Expansion of Protestantism
Protestantism continued to expand in this period and became more distinct from those who wanted reform within the existing church. Originally organised as conventicles that consisted of members of a laird's family, or kin group and social networks, who continued to attend the Catholic Church, Protestants began to develop a series of privy kirks (secret churches), whose members increasingly turned away from existing church structures. Their organisation was sufficient in 1555 for Knox to return to Scotland. He administered a Protestant communion and carried out a preaching tour of the privy kirks. He urged the members to reject
Reformation crisis (1559–1560)
On 1 January 1559 the anonymous Beggars' Summons was posted on the doors of friaries, threatening friars with eviction on the grounds that their property belonged to the genuine poor. This was calculated to appeal to the passions of the populace of towns who appeared to have particular complaints against friars.[42][42] Knox returned to Scotland and preached at the church of St. John the Baptist's at Perth on 11 May on Christ cleansing the temple. The congregation responded by stripping the shrines, images and altars of the church and then sacked the local friaries and Carthusian house. The regent responded by sending troops to restore order and Glencairn led a force to defend the town's new Protestant status. A royal delegation, including Argyll and James Stuart persuaded the burgh to open its gates, but the heavy handed treatment by the regent's forces led to a breakdown in negotiations. Argyll and Stuart changed sides and the Lords of the Congregation now began raising their followers for an armed conflict.[43]

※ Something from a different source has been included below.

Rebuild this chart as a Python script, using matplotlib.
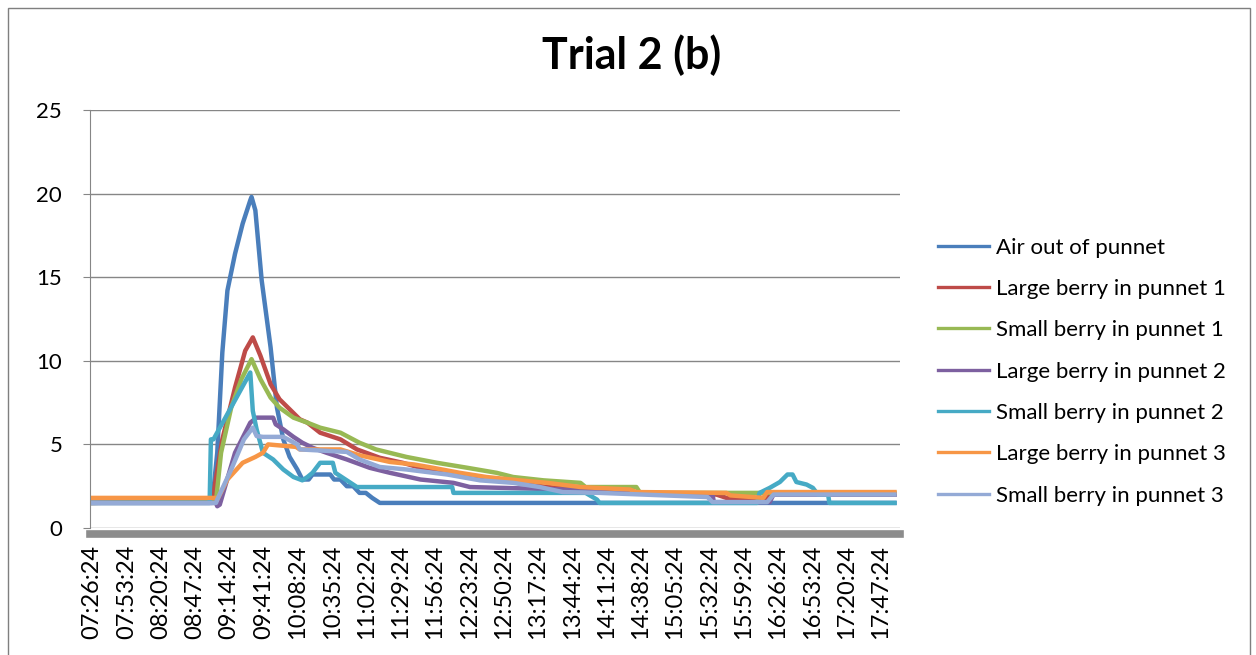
import matplotlib.pyplot as plt
from matplotlib.lines import Line2D
from matplotlib.patches import Rectangle

plt.rcParams['font.family'] = ['Lato', 'DejaVu Sans']

# tick labels on the category axis
tick_labels = ["07:26:24", "07:53:24", "08:20:24", "08:47:24", "09:14:24", "09:41:24",
               "10:08:24", "10:35:24", "11:02:24", "11:29:24", "11:56:24", "12:23:24",
               "12:50:24", "13:17:24", "13:44:24", "14:11:24", "14:38:24", "15:05:24",
               "15:32:24", "15:59:24", "16:26:24", "16:53:24", "17:20:24", "17:47:24"]

names = ["Air out of punnet", "Large berry in punnet 1", "Small berry in punnet 1",
         "Large berry in punnet 2", "Small berry in punnet 2", "Large berry in punnet 3",
         "Small berry in punnet 3"]

# values (time, reading)
air_t = ["07:25", "09:01", "09:05", "09:09", "09:13", "09:19", "09:25", "09:31", "09:32", "09:35",
         "09:40", "09:47", "09:52", "09:57", "10:02", "10:08", "10:12", "10:17", "10:20", "10:34",
         "10:37", "10:42", "10:47", "10:52", "10:57", "11:02", "11:07", "11:13", "18:00"]
air_v = [1.5, 1.5, 4.5, 10.5, 14.2, 16.4, 18.2, 19.6, 19.8, 19.0,
         14.8, 10.8, 7.2, 5.3, 4.25, 3.5, 2.9, 2.9, 3.2, 3.2,
         2.9, 2.9, 2.5, 2.5, 2.1, 2.1, 1.8, 1.5, 1.5]

lb1_t = ["07:25", "09:01", "09:09", "09:19", "09:27", "09:33", "09:39", "09:47", "09:54", "10:02",
         "10:10", "10:16", "10:26", "10:42", "10:55", "11:13", "11:31", "11:45", "12:06", "12:22",
         "12:58", "13:01", "13:25", "13:50", "13:58", "15:38", "15:46", "16:18", "16:20", "18:00"]
lb1_v = [1.5, 1.6, 5.3, 8.4, 10.6, 11.4, 10.3, 8.6, 7.7, 7.1,
         6.5, 6.3, 5.7, 5.3, 4.7, 4.2, 3.9, 3.6, 3.35, 3.05,
         2.85, 2.7, 2.45, 2.3, 2.15, 2.0, 1.8, 1.8, 2.0, 2.0]

sb1_t = ["07:25", "09:04", "09:08", "09:16", "09:24", "09:32", "09:39", "09:47", "09:54", "10:05",
         "10:16", "10:26", "10:42", "10:57", "11:10", "11:34", "11:58", "12:22", "12:45", "12:58",
         "13:22", "13:51", "13:55", "14:35", "14:38", "18:00"]
sb1_v = [1.5, 1.6, 4.5, 7.2, 8.9, 10.1, 8.9, 7.8, 7.2, 6.6,
         6.3, 6.0, 5.7, 5.1, 4.7, 4.25, 3.9, 3.6, 3.3, 3.05,
         2.85, 2.7, 2.45, 2.45, 2.1, 2.1]

lb2_t = ["07:25", "09:04", "09:05", "09:07", "09:19", "09:31", "09:36", "09:49", "09:51", "09:57",
         "10:05", "10:12", "10:20", "10:31", "10:47", "11:05", "11:21", "11:45", "12:11", "12:24",
         "13:40", "14:10", "15:35", "15:36", "16:20", "16:23", "18:00"]
lb2_v = [1.5, 1.5, 1.3, 1.4, 4.5, 6.3, 6.6, 6.6, 6.2, 5.9,
         5.45, 5.1, 4.8, 4.5, 4.1, 3.6, 3.3, 2.9, 2.7, 2.45,
         2.3, 2.15, 2.0, 1.55, 1.55, 2.0, 2.0]

sb2_t = ["07:25", "08:59", "09:00", "09:02", "09:31", "09:33", "09:36", "09:41", "09:49", "09:57",
         "10:05", "10:12", "10:16", "10:20", "10:26", "10:36", "10:38", "10:47", "10:55", "12:10",
         "12:11", "13:55", "14:04", "14:06", "16:10", "16:12", "16:20", "16:28", "16:34", "16:38",
         "16:41", "16:49", "16:54", "16:58", "17:06", "17:07", "18:00"]
sb2_v = [1.5, 1.5, 5.3, 5.3, 9.3, 7.0, 5.9, 4.5, 4.1, 3.5,
         3.05, 2.85, 3.05, 3.3, 3.9, 3.9, 3.3, 2.85, 2.45, 2.45,
         2.1, 2.1, 1.7, 1.5, 1.5, 2.1, 2.4, 2.75, 3.2, 3.2,
         2.75, 2.6, 2.4, 2.0, 2.0, 1.5, 1.5]

lb3_t = ["07:25", "09:04", "09:05", "09:13", "09:25", "09:35", "09:41", "09:45", "10:07", "10:10",
         "10:42", "10:57", "11:21", "11:40", "11:55", "12:16", "12:37", "13:03", "13:25", "13:51",
         "14:30", "14:35", "15:46", "15:49", "16:15", "16:18", "18:00"]
lb3_v = [1.8, 1.8, 1.7, 2.9, 3.9, 4.25, 4.5, 5.0, 4.85, 4.7,
         4.7, 4.35, 3.95, 3.8, 3.6, 3.3, 3.05, 2.85, 2.7, 2.45,
         2.3, 2.15, 2.1, 1.95, 1.8, 2.15, 2.15]

sb3_t = ["07:25", "09:04", "09:05", "09:16", "09:26", "09:33", "09:36", "09:41", "09:57", "10:08",
         "10:10", "10:47", "10:57", "11:13", "11:34", "12:06", "12:32", "12:58", "13:19", "13:37",
         "14:06", "15:31", "15:35", "16:18", "16:23", "18:00"]
sb3_v = [1.5, 1.5, 1.7, 3.5, 5.3, 6.0, 5.5, 5.45, 5.45, 5.0,
         4.7, 4.55, 4.1, 3.65, 3.5, 3.2, 2.85, 2.7, 2.45, 2.15,
         2.1, 1.85, 1.55, 1.55, 2.0, 2.0]

colors = ['#4A7EBB', '#BE4B48', '#98B954', '#7D60A0', '#46AAC5', '#F79646', '#94AAD6']


def to_min(s):
    # "HH:MM" or "HH:MM:SS" -> minutes since midnight
    p = [int(x) for x in s.split(':')]
    m = p[0] * 60 + p[1]
    if len(p) == 3:
        m += p[2] / 60
    return m


series = [(air_t, air_v), (lb1_t, lb1_v), (sb1_t, sb1_v), (lb2_t, lb2_v),
          (sb2_t, sb2_v), (lb3_t, lb3_v), (sb3_t, sb3_v)]

fig = plt.figure(figsize=(12.56, 6.55), dpi=100)
ax = fig.add_axes([90 / 1256, 127 / 655, 810 / 1256, 418 / 655])

for (t, v), c in zip(series, colors):
    ax.plot([to_min(s) for s in t], v, color=c, lw=3.2, solid_joinstyle='round', solid_capstyle='butt')

ax.set_xlim(444.8, 1082.6)
ax.set_ylim(0, 25)
ax.set_yticks(range(0, 26, 5))
ax.yaxis.grid(True, color='#868686', lw=1)
ax.set_axisbelow(True)

ax.set_xticks([to_min(s) for s in tick_labels])
ax.set_xticklabels(tick_labels)

for side in ['top', 'right']:
    ax.spines[side].set_visible(False)
ax.spines['left'].set_color('#868686')
ax.spines['bottom'].set_color('#8C8C8C')
ax.spines['bottom'].set_linewidth(5.5)
ax.spines['bottom'].set_position(('outward', 4))

ax.tick_params(axis='y', length=5, color='#868686', labelsize=16, pad=15)
ax.tick_params(axis='x', length=0, labelsize=17, pad=8, labelrotation=90)

fig.text(0.503, 0.916, 'Trial 2 (b)', ha='center', va='center', fontsize=31, fontweight='bold')

handles = [Line2D([], [], color=c, lw=2.4) for c in colors]
fig.legend(handles, names, loc='center left', bbox_to_anchor=(938 / 1256, 1 - 371.5 / 655),
           frameon=False, fontsize=16, handlelength=2.3, handletextpad=0.3,
           labelspacing=0.96, borderpad=0, borderaxespad=0)

fig.add_artist(Rectangle((8 / 1256, -0.01), 1242 / 1256, 1 - 8 / 655 + 0.01,
                         transform=fig.transFigure, fill=False, edgecolor='#7F7F7F', lw=1))

fig.savefig('out.png', dpi=100)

A series of local reformations followed, with Protestant minorities gaining control of various regions and burghs, often with the support of local lairds and using intimidation, while avoiding the creation of Catholic martyrs, to carry out a "cleansing" of friaries and churches, followed by the appointment of Protestant preachers. Such reformations occurred in conservative Aberdeen and the ecclesiastical capital of St. Andrews together with other eastern ports. In June, Mary of Guise responded by dispatching a French army to St. Andrews to restore control, but it was halted by superior numbers at Cupar Muir and forced to retreat.[44] Edinburgh fell to the Lords in July, and Mary moved her base to Dunbar. The arrival of French reinforcements of 1,800 men forced the Lords onto the defensive and they abandoned the capital.[45]

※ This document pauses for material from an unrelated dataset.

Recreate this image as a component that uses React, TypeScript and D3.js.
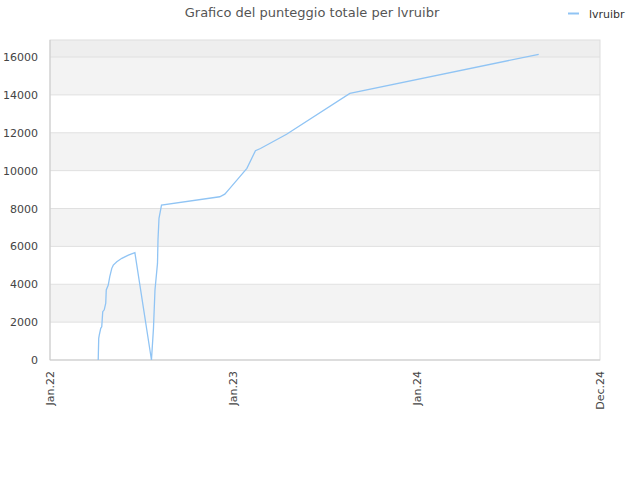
import React from "react";
import * as d3 from "d3";

const seriesName = "lvruibr";
const dates = [
  "2022-04-07", "2022-04-08", "2022-04-09", "2022-04-12", "2022-04-14", "2022-04-16",
  "2022-04-19", "2022-04-22", "2022-04-23", "2022-04-27", "2022-04-30", "2022-05-04",
  "2022-05-07", "2022-05-14", "2022-05-24", "2022-06-06", "2022-06-19",
  "2022-07-22", "2022-07-26", "2022-07-29", "2022-08-03", "2022-08-04", "2022-08-06",
  "2022-08-11", "2022-12-05", "2022-12-15", "2022-12-25", "2023-01-14", "2023-01-28",
  "2023-02-14", "2023-02-24", "2023-04-17", "2023-08-21", "2024-08-31",
];
const scores = [
  0, 1140, 1300, 1670, 1750, 2550, 2650, 3000, 3700, 3960, 4400, 4840,
  5010, 5190, 5370, 5540, 5665,
  0, 1670, 3700, 5100, 6340, 7480,
  8180, 8620, 8760, 9060, 9680, 10120,
  11050, 11170, 11920, 14080, 16140,
];
const yTicks = [0, 2000, 4000, 6000, 8000, 10000, 12000, 14000, 16000];
const xTickDates = ["2022-01-01", "2023-01-01", "2024-01-01", "2024-12-31"];
const xTickLabels = ["Jan.22", "Jan.23", "Jan.24", "Dec.24"];

const W = 640, H = 480;
const M = { left: 50, right: 600, top: 40, bottom: 360 };
const font = "DejaVu Sans, sans-serif";

export default function App() {
  const parse = d3.utcParse("%Y-%m-%d");
  const x = d3.scaleUtc()
    .domain([parse("2022-01-01")!, parse("2024-12-31")!])
    .range([M.left, M.right]);
  const y = d3.scaleLinear().domain([0, 16000]).range([M.bottom, 57]);
  const yTop = y.invert(M.top);
  const pts = dates.map((d, i) => [parse(d)!, scores[i]] as [Date, number]);
  const line = d3.line<[Date, number]>().x(d => x(d[0])).y(d => y(d[1]));

  const bands = [] as { lo: number; hi: number; fill: string }[];
  for (let i = 0; i < yTicks.length - 1; i++) {
    bands.push({ lo: yTicks[i], hi: yTicks[i + 1], fill: i % 2 === 1 ? "#f3f3f3" : "#ffffff" });
  }
  bands.push({ lo: 16000, hi: yTop, fill: "#eeeeee" });

  return (
    <svg width={W} height={H} style={{ position: "absolute", left: 0, top: 0 }} fontFamily={font}>
      <rect x={0} y={0} width={W} height={H} fill="#fff" />
      {bands.map((b, i) => (
        <rect key={i} x={M.left} y={y(b.hi)} width={M.right - M.left} height={y(b.lo) - y(b.hi)} fill={b.fill} />
      ))}
      {yTicks.slice(1).map(t => (
        <line key={t} x1={M.left} x2={M.right} y1={y(t)} y2={y(t)} stroke="#e0e0e0" strokeWidth={1} />
      ))}
      <rect x={M.left} y={M.top} width={M.right - M.left} height={M.bottom - M.top} fill="none" stroke="#dddddd" strokeWidth={1} />
      <line x1={M.left} x2={M.left} y1={M.top} y2={M.bottom} stroke="#cccccc" />
      <line x1={M.left} x2={M.right} y1={M.bottom} y2={M.bottom} stroke="#cccccc" />
      <path d={line(pts) || ""} fill="none" stroke="#90c4f4" strokeWidth={1.3} />
      {yTicks.map(t => (
        <text key={t} x={38} y={y(t) + 4} textAnchor="end" fontSize={11} fill="#444">{t}</text>
      ))}
      {xTickDates.map((d, i) => {
        const xx = x(parse(d)!);
        return (
          <text key={d} transform={`translate(${xx + 4},${371}) rotate(-90)`} textAnchor="end" fontSize={11} fill="#444">
            {xTickLabels[i]}
          </text>
        );
      })}
      <text x={312} y={17} textAnchor="middle" fontSize={13} fill="#555">Grafico del punteggio totale per {seriesName}</text>
      <line x1={568} x2={579} y1={13.5} y2={13.5} stroke="#90c4f4" strokeWidth={2} />
      <text x={589} y={18} fontSize={11} fill="#333">{seriesName}</text>
    </svg>
  );
}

The Lords appealed for help from England and Mary from France. English agents managed the safe return of Earl of Arran, the eldest son and heir of Chatelherault, allowing him to accept the leadership of the Lords.[45] In October the regent was declared "suspended" and replaced by a "great council of the realm".[46] Mary of Guise's forces continued to advance, once again threatening St. Andrews. The situation was transformed by the arrival of the English fleet in the Firth of Forth in January 1560, and the French retreated to the stronghold of Leith near Edinburgh.[47] The English and the Lords agreed further support by the Treaty of Berwick in February 1560 and an English army crossed the border to lay siege to the French in Leith. Mary of Guise fell ill and died in June. With no sign of reinforcements, the French opened negotiations. Under the Treaty of Edinburgh (5 July 1560) both the French and English removed their troops from Scotland, leaving the Protestant Lords in control of the country. The Lords accepted Mary Queen of Scots and her husband, now Francis II of France, as monarchs and were given permission to hold a parliament, although it was not to touch the issue of religion.[47]
Reformation Parliament
The Scottish Parliament met in Edinburgh 1 August 1560.[46] Fourteen earls, six bishops, nineteen lords, twenty-one abbots, twenty-two burgh commissioners and over a hundred lairds, claimed the right to sit.[48] Ignoring the provisions of the Treaty of Edinburgh, on 17 August, Parliament approved a Reformed Confession of Faith (the Scots Confession), and on 24 August it passed three Acts that abolished the old faith in Scotland. Under these, all previous acts not in conformity with the Reformed Confession were annulled. The sacraments were reduced to two (Baptism and Communion) to be performed by reformed preachers alone. The celebration of the Mass was made punishable by a series of penalties (ultimately death) and Papal jurisdiction in Scotland was repudiated.[49] The Queen declined to endorse the acts that Parliament had passed and the new kirk existed in a state of legal uncertainty.[50]
First Book of Discipline
The Lords had intended Parliament to consider a Book of Reformation, which they had commissioned and was largely the work of Knox. They were unhappy with the document and established a committee of "six Johns", including Knox,
Post-Reformation church
Confession of faith
The Scots Confession was produced by Knox and five colleagues in four days. Its structure parallels that of the
Liturgy and worship
The Reformation saw a complete transformation of religious observance. In the place of the many holy days and festivals of the Catholic Church and the occasional observance of the Mass, the single surviving holy day was Sunday and regular attendance and participation was required of the laity. Latin was abandoned in favour of the vernacular. Congregational psalm singing replaced the elaborate
Church polity
The First Book of Discipline envisaged the establishment of reformed ministers in each of approximately 1,080 parishes. By the end of 1561, 240 of these places had been filled. By 1567 there were about 850 clergy and by 1574 there were just over 1,000. These were mainly concentrated in the south and east. In the Highlands there were shortages and very few spoke the Gaelic of the local population. The universities were unable supply sufficient trained ministers over a generation and many (over three-quarters in 1574) held the junior post of readers, rather than qualified ministers. The bulk of these were former Catholic clergy.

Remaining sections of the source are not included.